## WHAT YOU ARE ASKED TO DO
Every record below should be transcribed exactly. Omit the images.

----

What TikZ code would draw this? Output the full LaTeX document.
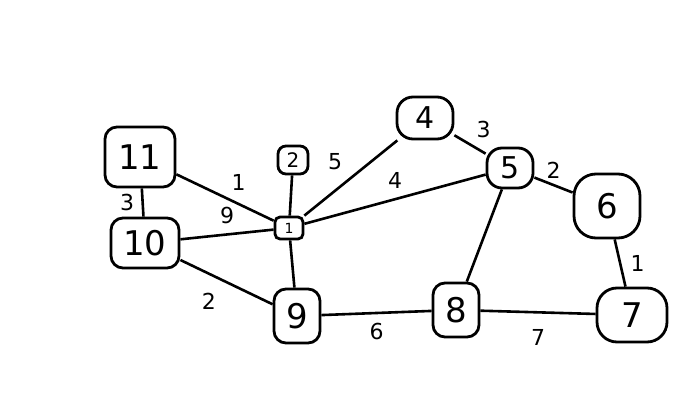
\documentclass[tikz,border=0pt]{standalone}
\usepackage{fontspec}
\setmainfont{DejaVu Sans}
\begin{document}
\begin{tikzpicture}[x=1pt,y=-1pt,
  nd/.style={draw,line width=2.8pt,rounded corners=12pt,inner sep=0pt,font=\fontsize{#1}{#1}\selectfont},
  ed/.style={line width=2.6pt},
  lb/.style={font=\fontsize{22}{22}\selectfont}]
\useasboundingbox (0,0) rectangle (695,414);
\node[nd=34,minimum width=70pt,minimum height=60pt] (n11) at (140,157) {11};
\node[nd=34,minimum width=68pt,minimum height=50pt] (n10) at (145,243) {10};
\node[nd=20,minimum width=30pt,minimum height=28pt,rounded corners=8pt] (n2) at (293,160) {2};
\node[nd=14,minimum width=28pt,minimum height=22pt,rounded corners=5pt] (n1) at (289,228) {1};
\node[nd=34,minimum width=46pt,minimum height=54pt] (n9) at (297,316) {9};
\node[nd=30,minimum width=56pt,minimum height=42pt,rounded corners=16pt] (n4) at (425,118) {4};
\node[nd=30,minimum width=46pt,minimum height=40pt,rounded corners=15pt] (n5) at (510,168) {5};
\node[nd=34,minimum width=66pt,minimum height=64pt,rounded corners=22pt] (n6) at (607,206) {6};
\node[nd=34,minimum width=46pt,minimum height=54pt] (n8) at (456,310) {8};
\node[nd=34,minimum width=70pt,minimum height=54pt,rounded corners=20pt] (n7) at (632,315) {7};
\draw[ed] (n11) -- node[lb,above right=2pt] {1} (n1);
\draw[ed] (n11) -- node[lb,left=4pt] {3} (n10);
\draw[ed] (n10) -- node[lb,above=6pt] {9} (n1);
\draw[ed] (n10) -- node[lb,below left=6pt] {2} (n9);
\draw[ed] (n2) -- (n1);
\draw[ed] (n1) -- (n9);
\draw[ed] (n1) -- node[lb,above left=4pt] {5} (n4);
\draw[ed] (n1) -- node[lb,above=6pt] {4} (n5);
\draw[ed] (n4) -- node[lb,above right=2pt] {3} (n5);
\draw[ed] (n5) -- node[lb,above=2pt] {2} (n6);
\draw[ed] (n5) -- (n8);
\draw[ed] (n9) -- node[lb,below=6pt] {6} (n8);
\draw[ed] (n8) -- node[lb,below=12pt] {7} (n7);
\draw[ed] (n6) -- node[lb,right=6pt] {1} (n7);
\end{tikzpicture}
\end{document}
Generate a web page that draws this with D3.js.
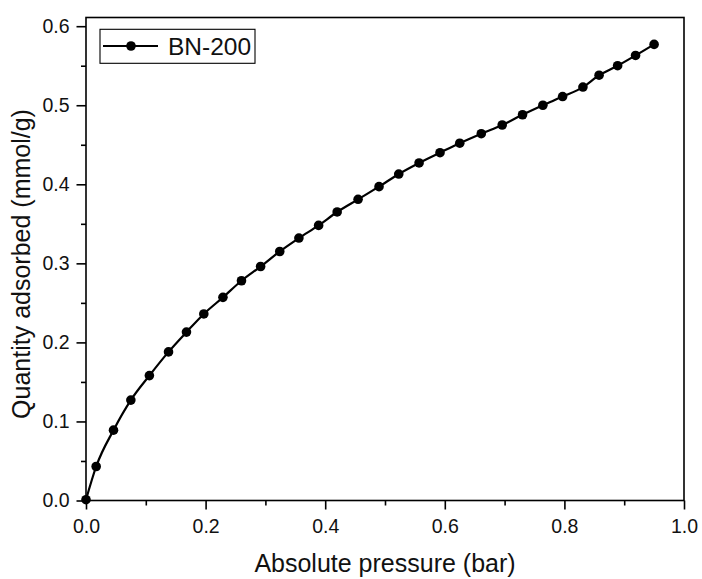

----

## SOLUTION TO THE EXERCISE
What TikZ code would draw this? Output the full LaTeX document.
\documentclass[tikz,border=0pt]{standalone}
\usepackage{fontspec}
\setmainfont{DejaVu Sans}
\begin{document}
\begin{tikzpicture}[x=1pt,y=-1pt,
  nd/.style={draw,line width=2.8pt,rounded corners=12pt,inner sep=0pt,font=\fontsize{#1}{#1}\selectfont},
  ed/.style={line width=2.6pt},
  lb/.style={font=\fontsize{22}{22}\selectfont}]
\useasboundingbox (0,0) rectangle (695,414);
\node[nd=34,minimum width=70pt,minimum height=60pt] (n11) at (140,157) {11};
\node[nd=34,minimum width=68pt,minimum height=50pt] (n10) at (145,243) {10};
\node[nd=20,minimum width=30pt,minimum height=28pt,rounded corners=8pt] (n2) at (293,160) {2};
\node[nd=14,minimum width=28pt,minimum height=22pt,rounded corners=5pt] (n1) at (289,228) {1};
\node[nd=34,minimum width=46pt,minimum height=54pt] (n9) at (297,316) {9};
\node[nd=30,minimum width=56pt,minimum height=42pt,rounded corners=16pt] (n4) at (425,118) {4};
\node[nd=30,minimum width=46pt,minimum height=40pt,rounded corners=15pt] (n5) at (510,168) {5};
\node[nd=34,minimum width=66pt,minimum height=64pt,rounded corners=22pt] (n6) at (607,206) {6};
\node[nd=34,minimum width=46pt,minimum height=54pt] (n8) at (456,310) {8};
\node[nd=34,minimum width=70pt,minimum height=54pt,rounded corners=20pt] (n7) at (632,315) {7};
\draw[ed] (n11) -- node[lb,above right=2pt] {1} (n1);
\draw[ed] (n11) -- node[lb,left=4pt] {3} (n10);
\draw[ed] (n10) -- node[lb,above=6pt] {9} (n1);
\draw[ed] (n10) -- node[lb,below left=6pt] {2} (n9);
\draw[ed] (n2) -- (n1);
\draw[ed] (n1) -- (n9);
\draw[ed] (n1) -- node[lb,above left=4pt] {5} (n4);
\draw[ed] (n1) -- node[lb,above=6pt] {4} (n5);
\draw[ed] (n4) -- node[lb,above right=2pt] {3} (n5);
\draw[ed] (n5) -- node[lb,above=2pt] {2} (n6);
\draw[ed] (n5) -- (n8);
\draw[ed] (n9) -- node[lb,below=6pt] {6} (n8);
\draw[ed] (n8) -- node[lb,below=12pt] {7} (n7);
\draw[ed] (n6) -- node[lb,right=6pt] {1} (n7);
\end{tikzpicture}
\end{document}
Generate a web page that draws this with D3.js.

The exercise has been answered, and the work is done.